We have presented a formally verified SAT solver certification tool. Already in single threaded mode, it is significantly faster than the unverified standard tool drat-trim, on a benchmark suite taken from the 2017 and 2016 SAT competitions. Additionally, we implemented a multi-threaded mode, which allows us to trade computing resources for significantly smaller response times. The formal proof covers the actual implementation of the checker and the semantics of the formula down to the sequence of integers by which it is represented.

Our approach involves two phases: The first phase generates an enriched certificate, which is then checked against the original formula by the second phase. While the main computational work is done by the first phase, soundness of the approach only depends on the second phase, which is also algorithmically less complex, making it more amenable to formal verification. Using stepwise refinement techniques, we were able to formally verify a rather efficient implementation of the second phase. Together with novel optimizations in the first phase, this makes our tool faster than the unverified drat-trim. Although most computational work is done in the first phase, optimizing the second phase is important: While gratchk was quite efficient from the beginning, the LRAT checker has seen several improvements over time [18]. The initial version was purely functional, and often dominated the runtime of the whole certification process [6].
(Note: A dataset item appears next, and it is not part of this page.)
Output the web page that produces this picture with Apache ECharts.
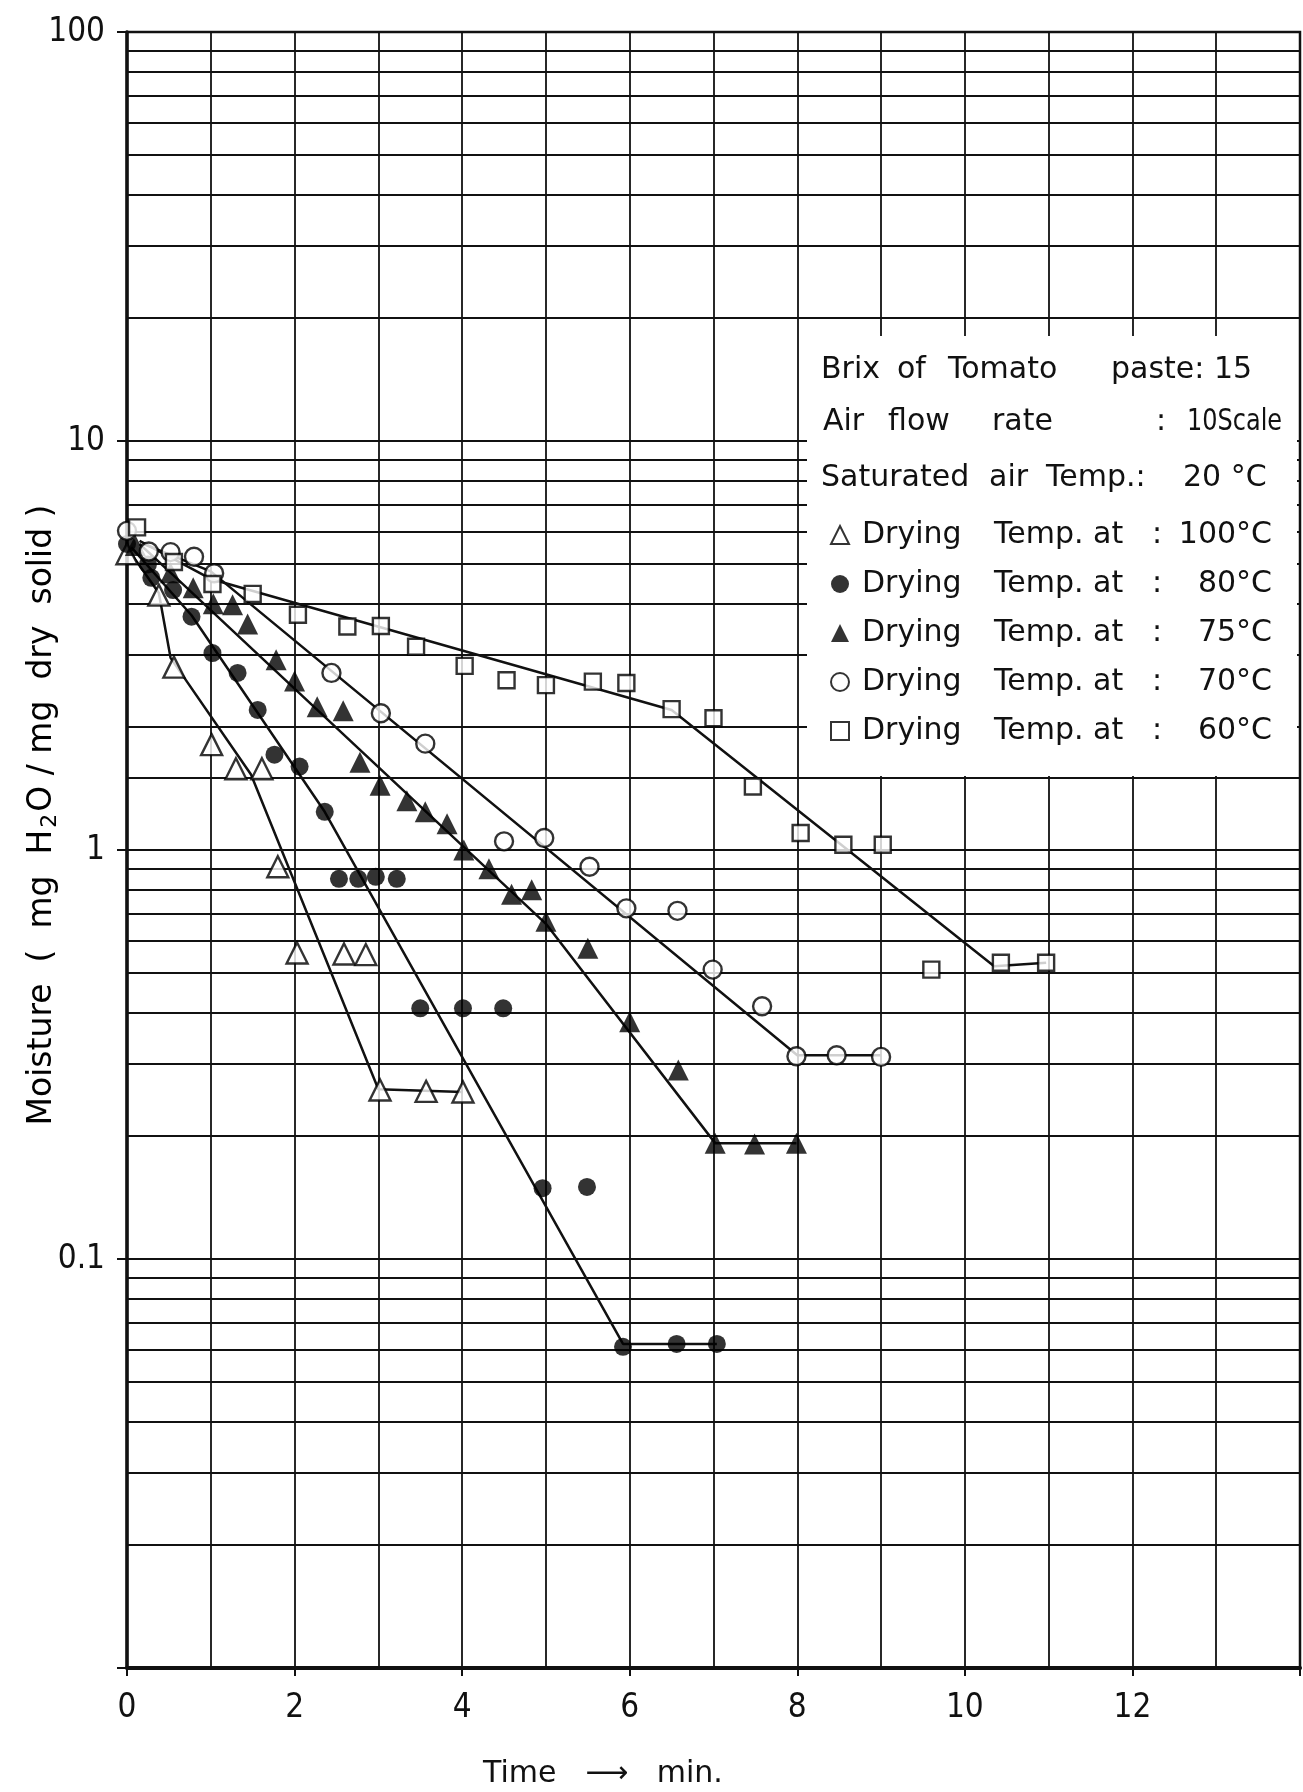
<!DOCTYPE html>
<html>
<head>
<meta charset="utf-8">
<script src="https://cdn.jsdelivr.net/npm/echarts@6/dist/echarts.min.js"></script>
<style>
html, body { margin: 0; padding: 0; background: #fff; }
#chart { width: 1303px; height: 1792px; }
</style>
</head>
<body>
<div id="chart"></div>
<script>
// drying temperatures, one series each
const temps = ['100°C', '80°C', '75°C', '70°C', '60°C']
const symbols = ['triangle', 'circle', 'triangle', 'circle', 'rect']
const filled = [false, true, true, false, false]
const sizes = [21, 18, 21, 18, 16]

// measured points: [time (min), moisture (mg H2O / mg dry solid)]
const dry100 = [[0, 5.3], [0.38, 4.2], [0.56, 2.8], [1.01, 1.81], [1.3, 1.58], [1.61, 1.58], [1.8, 0.91],
  [2.03, 0.56], [2.59, 0.557], [2.85, 0.555], [3.02, 0.259], [3.57, 0.257], [4.01, 0.256]]
const dry80 = [[0, 5.6], [0.25, 4.99], [0.29, 4.63], [0.55, 4.32], [0.77, 3.72], [1.02, 3.03], [1.32, 2.71],
  [1.56, 2.2], [1.76, 1.71], [2.06, 1.6], [2.36, 1.24], [2.53, 0.85], [2.76, 0.85], [2.97, 0.86], [3.22, 0.85],
  [3.5, 0.41], [4.01, 0.41], [4.49, 0.41], [4.96, 0.149], [5.49, 0.15], [5.92, 0.061], [6.56, 0.062], [7.04, 0.062]]
const dry75 = [[0.1, 5.55], [0.52, 4.76], [0.79, 4.38], [1.03, 4.0], [1.26, 3.98], [1.44, 3.57], [1.78, 2.92],
  [2.0, 2.59], [2.27, 2.24], [2.58, 2.19], [2.78, 1.64], [3.02, 1.44], [3.34, 1.32], [3.56, 1.24], [3.82, 1.16],
  [4.02, 1.0], [4.32, 0.9], [4.59, 0.78], [4.83, 0.8], [5.0, 0.67], [5.5, 0.575], [6.0, 0.38], [6.58, 0.29],
  [7.02, 0.192], [7.49, 0.191], [7.99, 0.192]]
const dry70 = [[0, 6.03], [0.26, 5.37], [0.52, 5.35], [0.8, 5.21], [1.04, 4.75], [2.44, 2.71], [3.03, 2.16],
  [3.56, 1.82], [4.5, 1.05], [4.98, 1.07], [5.52, 0.91], [5.96, 0.72], [6.57, 0.71], [6.99, 0.51], [7.58, 0.415],
  [7.99, 0.313], [8.47, 0.315], [9.0, 0.312]]
const dry60 = [[0.12, 6.15], [0.56, 5.06], [1.02, 4.47], [1.5, 4.23], [2.04, 3.76], [2.63, 3.52], [3.03, 3.53],
  [3.45, 3.14], [4.03, 2.82], [4.53, 2.6], [5.0, 2.53], [5.56, 2.58], [5.96, 2.56], [6.5, 2.21], [7.0, 2.1],
  [7.47, 1.43], [8.04, 1.1], [8.55, 1.03], [9.02, 1.03], [9.6, 0.51], [10.43, 0.53], [10.97, 0.53]]

// hand-drawn fitted lines (vertices)
const fit100 = [[0.05, 5.3], [0.38, 4.25], [0.52, 2.95], [1.48, 1.53], [3.0, 0.26], [4.01, 0.256]]
const fit80 = [[0.05, 5.5], [0.77, 3.75], [2.36, 1.24], [5.92, 0.062], [7.04, 0.062]]
const fit75 = [[0.15, 5.6], [0.6, 4.6], [5.0, 0.66], [7.02, 0.192], [7.99, 0.192]]
const fit70 = [[0.2, 5.6], [1.0, 4.8], [8.0, 0.315], [9.0, 0.315]]
const fit60 = [[0.15, 5.7], [1.0, 4.6], [6.5, 2.2], [10.35, 0.52], [10.97, 0.53]]

const points = [dry100, dry80, dry75, dry70, dry60]
const fits = [fit100, fit80, fit75, fit70, fit60]

// log paper rulings
const decades = [0.01, 0.1, 1, 10]
const minorSteps = [2, 3, 4, 5, 6, 7, 8, 9]
const extraRulings = [1.5]
const yTickLabels = ['0.1', '1', '10', '100']

const ink = '#111'
const labelFont = "'Liberation Sans Narrow', 'DejaVu Sans Condensed', 'DejaVu Sans', sans-serif"
const textFont = "'DejaVu Sans', sans-serif"

const rulings = []
decades.forEach(d => minorSteps.forEach(s => rulings.push(+(d * s).toPrecision(3))))
extraRulings.forEach(v => rulings.push(v))

const chart = echarts.init(document.getElementById('chart'))

const series = []
fits.forEach((f, i) => {
  series.push({
    name: 'fit ' + temps[i],
    type: 'line',
    data: f,
    showSymbol: false,
    symbol: 'none',
    z: 3,
    lineStyle: { color: ink, width: 2.5 },
    markLine: i === 0 ? {
      silent: true,
      symbol: ['none', 'none'],
      label: { show: false },
      animation: false,
      lineStyle: { color: ink, width: 1.8, type: 'solid' },
      data: rulings.map(v => ({ yAxis: v }))
    } : undefined
  })
})
points.forEach((p, i) => {
  series.push({
    name: temps[i],
    type: 'scatter',
    data: p,
    symbol: symbols[i],
    symbolSize: sizes[i],
    z: 5,
    itemStyle: filled[i]
      ? { color: '#000', borderColor: '#000', borderWidth: 0 }
      : { color: '#fff', borderColor: '#000', borderWidth: 2.4 }
  })
})

const txt = (text, x, y, size, extra) => ({
  type: 'text', z: 20, x, y,
  ...(extra || {}),
  style: { text, font: `${size || 30}px ${textFont}`, fill: ink, verticalAlign: 'middle' }
})

const option = {
  animation: false,
  backgroundColor: '#fff',
  grid: {
    left: 127, right: 3, top: 32, bottom: 124,
    show: true, borderColor: ink, borderWidth: 2.5
  },
  xAxis: {
    type: 'value',
    min: 0,
    max: 14,
    interval: 2,
    axisLine: { lineStyle: { color: ink, width: 4 } },
    axisTick: { show: true, length: 8, lineStyle: { color: ink, width: 2 } },
    axisLabel: {
      margin: 24,
      color: ink,
      fontSize: 33,
      fontFamily: labelFont,
      formatter: v => (v >= 14 ? '' : String(v))
    },
    splitLine: { show: true, lineStyle: { color: ink, width: 1.8 } },
    minorTick: { show: false, splitNumber: 2 },
    minorSplitLine: { show: true, lineStyle: { color: ink, width: 1.8 } }
  },
  yAxis: {
    type: 'log',
    logBase: 10,
    min: 0.01,
    max: 100,
    axisLine: { lineStyle: { color: ink, width: 3.5 } },
    axisTick: { show: true, length: 10, lineStyle: { color: ink, width: 2 } },
    axisLabel: {
      margin: 22,
      color: ink,
      fontSize: 33,
      fontFamily: labelFont,
      formatter: v => {
        const s = String(+(+v).toPrecision(3))
        return yTickLabels.includes(s) ? s : ''
      }
    },
    splitLine: { show: true, lineStyle: { color: ink, width: 1.8 } }
  },
  legend: {
    data: temps,
    orient: 'vertical',
    left: 825,
    top: 513,
    z: 20,
    itemWidth: 18,
    itemHeight: 18,
    itemGap: 15,
    selectedMode: false,
    textStyle: {
      color: ink,
      fontFamily: textFont,
      fontSize: 30,
      lineHeight: 34,
      rich: {
        p: { width: 8, fontSize: 30, fontFamily: textFont, lineHeight: 34 },
        a: { width: 132, fontSize: 30, fontFamily: textFont, lineHeight: 34, color: ink },
        b: { width: 158, fontSize: 30, fontFamily: textFont, lineHeight: 34, color: ink },
        c: { width: 14, fontSize: 30, fontFamily: textFont, lineHeight: 34, color: ink },
        d: { width: 106, align: 'right', fontSize: 30, fontFamily: textFont, lineHeight: 34, color: ink }
      }
    },
    formatter: name => `{p| }{a|Drying}{b|Temp. at}{c|:}{d|${name}}`
  },
  graphic: [
    {
      type: 'rect', z: 10, silent: true,
      shape: { x: 807, y: 336, width: 490, height: 440 },
      style: { fill: '#fff' }
    },
    txt('Brix', 821, 370),
    txt('of', 897, 370),
    txt('Tomato', 948, 370),
    txt('paste: 15', 1111, 370),
    txt('Air', 823, 422),
    txt('flow', 888, 422),
    txt('rate', 992, 422),
    txt(':', 1156, 422),
    txt('10Scale', 1187, 422, 30, { scaleX: 0.8 }),
    txt('Saturated', 821, 478),
    txt('air', 989, 478),
    txt('Temp.:', 1046, 478),
    txt('20 °C', 1183, 478),
    {
      type: 'text', z: 20, x: 42, y: 815, rotation: Math.PI / 2,
      style: {
        text: '{t|Moisture  (  mg  H}{s|2}{t|O / mg  dry  solid )}',
        align: 'center', verticalAlign: 'middle',
        rich: {
          t: { fontSize: 33, fontFamily: textFont, color: ink },
          s: { fontSize: 22, fontFamily: textFont, color: ink, padding: [16, 2, 0, 2] }
        }
      }
    },
    {
      type: 'text', z: 20, x: 603, y: 1774,
      style: { text: 'Time   ⟶   min.', font: `30px ${textFont}`, fill: ink, align: 'center', verticalAlign: 'middle' }
    }
  ],
  series
}

chart.setOption(option)
</script>
</body>
</html>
We conclude with some statistics: The formalization of the certificate checker is roughly 5k lines of code. In order to realize this formalization, several general purpose libraries (e. g. the exception monad and some imperative data structures) had to be developed. These sum up to additional 3.5k lines. The time spent on the formalization was roughly three man-months. The multi-threaded certificate generator has roughly 3k lines of code, and took two man-months to develop.